BBVA tightens financing restrictions on sectors with significant environmental and social impacts
BBVA has released its updated financing policy addressing sectors that have a serious environmental or social impact. The main change to the policy is the inclusion of more limits and a tightening of restrictions for the mining, energy, infrastructure, and agribusiness sectors. In addition, the updated policy provides clear guidance on the management of clients and business activities related to these industries. The transportation of tar sands has been explicitly added to list of prohibited activities.
Each year BBVA revises its ‘Sector Norms for Environmental and Social Due-Diligence’ in order to reflect the changing landscape vis-a-vis sustainability and to address new legal recommendations, emerging risks, and the concerns of the bank’s stakeholders. These norms are updated to ensure alignment with international regulations and relevant best practices.
To this end, the new norms have incorporated the following changes:
- For the energy sector, the carbon threshold as a percentage of the total energy generation mix has been reduced from 40 percent to 35 percent.
- The transportation of tar sands (crude bitumen) has been explicitly added as a prohibited activity alongside its exploration and production, both of which had been previously prohibited. At this time, BBVA has no financing exposure in projects related to the exploration, production, or transportation of tar sands. Nor are there any projects of this kind in the pipeline.
- In the energy and agriculture norms, reference to biofuels as an alternative to combat climate change has been removed.
- In addition, new restrictions related to tobacco advertising have been included.
“Our Sector Norms allow us to set clear limits so that we can better manage our indirect impacts on both the environment and human rights. At BBVA, we are aware that we must make even more progress so that we can be the catalysts of change that our society needs. To that end, BBVA and four other banks have jointly committed to gradually aligning our loan portfolios – in the most susceptible sectors – to the Paris Agreement,” explained Antoni Ballabriga, BBVA’s Global Head of Responsible Business. The Group is also working together with the global think tank, 2º Investing Initiative, on the development of an advanced science-based methodology to evaluate the relevant portfolios’ compatibility with the Paris Agreement. “A methodology we hope to use in 2019 to cover electricity generation, energy (oil and gas), mining, and vehicle manufacturing”, Ballabriga explains.
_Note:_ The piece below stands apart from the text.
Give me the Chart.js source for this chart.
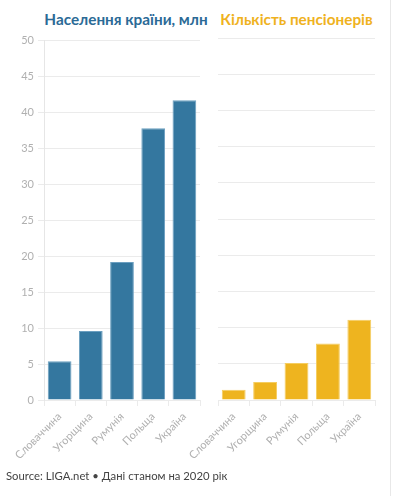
<!DOCTYPE html>
<html>
<head>
<meta charset="utf-8">
<script src="https://cdn.jsdelivr.net/npm/chart.js@4"></script>
<style>
  body { margin: 0; width: 393px; height: 496px; background: #fff; position: relative; overflow: hidden; font-family: Lato, "Open Sans", sans-serif; }
  .edge { position: absolute; left: 390px; top: 0; width: 1px; height: 496px; background: #e8e8e8; }
  .ttl { position: absolute; top: 10px; font-weight: bold; font-size: 15.3px; white-space: nowrap; text-align: center; }
  #t1 { left: 44px; width: 164px; color: #2b6a96; }
  #t2 { left: 218px; width: 157px; color: #efb21e; }
  #src { position: absolute; left: 6px; top: 469px; font-size: 11.3px; color: #444; }
  #w1 { position: absolute; left: 0; top: 30px; width: 205px; height: 440px; }
  #w2 { position: absolute; left: 183px; top: 30px; width: 197px; height: 440px; }
</style>
</head>
<body>
<div class="edge"></div>
<div class="ttl" id="t1">Населення країни, млн</div>
<div class="ttl" id="t2">Кількість пенсіонерів</div>
<div id="w1"><canvas id="popChart"></canvas></div>
<div id="w2"><canvas id="penChart"></canvas></div>
<div id="src">Source: LIGA.net • Дані станом на 2020 рік</div>
<script>
/* --------------- Data --------------------- */
const countries = ['Словаччина', 'Угорщина', 'Румунія', 'Польща', 'Україна'];
const population = [5.4, 9.6, 19.2, 37.8, 41.7];
const pensioners = [1.4, 2.5, 5.1, 7.8, 11.1];
const yMax = 50;
const yStep = 5;

const fontFam = 'Lato, "Open Sans", sans-serif';
const gridCol = '#ebebeb';
const tickCol = '#b0b0b0';

/* --------------- Shared options --------------------- */
function makeOptions(isLeft) {
  return {
    responsive: true,
    maintainAspectRatio: false,
    animation: false,
    layout: { padding: { top: 8, right: 5, bottom: 0, left: 0 } },
    plugins: { legend: { display: false }, tooltip: { enabled: false } },
    scales: {
      x: {
        grid: { drawOnChartArea: false, drawTicks: true, tickLength: 6, color: gridCol },
        border: { display: false },
        ticks: { minRotation: 45, maxRotation: 45, color: tickCol, padding: 4, font: { family: fontFam, size: 11 } },
        afterFit: (scale) => { scale.height = 70; },
      },
      y: {
        min: 0,
        max: yMax,
        grid: { color: gridCol, drawTicks: isLeft, tickLength: 6 },
        border: { display: isLeft, color: '#e6e6e6' },
        ticks: { display: isLeft, stepSize: yStep, color: tickCol, padding: 4, font: { family: fontFam, size: 11 } },
        afterFit: (scale) => { scale.width = isLeft ? 44 : 35; },
      },
    },
  };
}

/* --------------- Charts --------------------- */
new Chart(document.getElementById('popChart'), {
  type: 'bar',
  data: {
    labels: countries,
    datasets: [{
      data: population,
      backgroundColor: '#34779f',
      borderColor: '#6b9fc0',
      borderWidth: 1,
      barPercentage: 0.76,
      categoryPercentage: 1,
    }],
  },
  options: makeOptions(true),
});

new Chart(document.getElementById('penChart'), {
  type: 'bar',
  data: {
    labels: countries,
    datasets: [{
      data: pensioners,
      backgroundColor: '#eeb41f',
      borderColor: '#f5cd60',
      borderWidth: 1,
      barPercentage: 0.76,
      categoryPercentage: 1,
    }],
  },
  options: makeOptions(false),
});
</script>
</body>
</html>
The transportation of tar sands has been explicitly added to list of prohibited activities
This effort is part of BBVA’s agreement with ING, BNP Paribas, Societé Génerale, and Standard Chartered, (the ‘Katowice Commitment’) to adapt their loan portfolios to the Paris Agreement. In an open letter to world leaders and heads of state gathered at COP24, these banks committed to structure the financing and design the financial services that are needed to support their customers in the transition to a low-carbon economy.
A year ago, in February 2018, BBVA announced its climate change and sustainable development strategy, called ‘Pledge 2025.’ These standards are aligned with BBVA’s Commitment on Human Rights, which was originally drafted in 2008 and recently updated. BBVA is rigorous and disciplined about the fulfillment of its functions and before making financial decisions, it assesses the potential social and environmental impacts of projects in which it may become involved.
An international company with a footprint spanning dozens of countries, the bank has signed up the United Nations protocols referred to as the Principles of the Global Compact, which asks companies to embrace, support, and enact a set of core values in the areas of human rights and the environment. BBVA has also been a signatory of the Equator Principles since 2004 and is involved in different industry initiatives such as The Thun Group on Human Rights.
During the definition phase of this strategy, BBVA consulted with relevant players among its different stakeholders. One of them is ShareAction, a non-profit, which is leading the push for responsible investment practices, promoting more responsible conduct from companies related to environmental, social, and corporate governance matters. This non-profit has enthusiastically received BBVA’s commitments.
Furthermore, BBVA’s Sector Norms places the Group among the world’s top ten out of 42 banks assessed specifically on their tar sands policy, an assessment undertaken by Banktrack, the leading activist NGO in environmental and human rights issues in the financial sector. In fact, its responsible business approach has kept BBVA off the list of the 36 global banks with extreme exposure to fossil fuels (coal, tar sands, oil exploration in the Arctic and deep waters, and liquefied natural gas).
In its updated Sector Norms for Environmental and Social Due Diligence, BBVA expresses its gratitude for the invaluable contribution of its stakeholders, among which are included international agencies, regulators, and non-governmental organizations.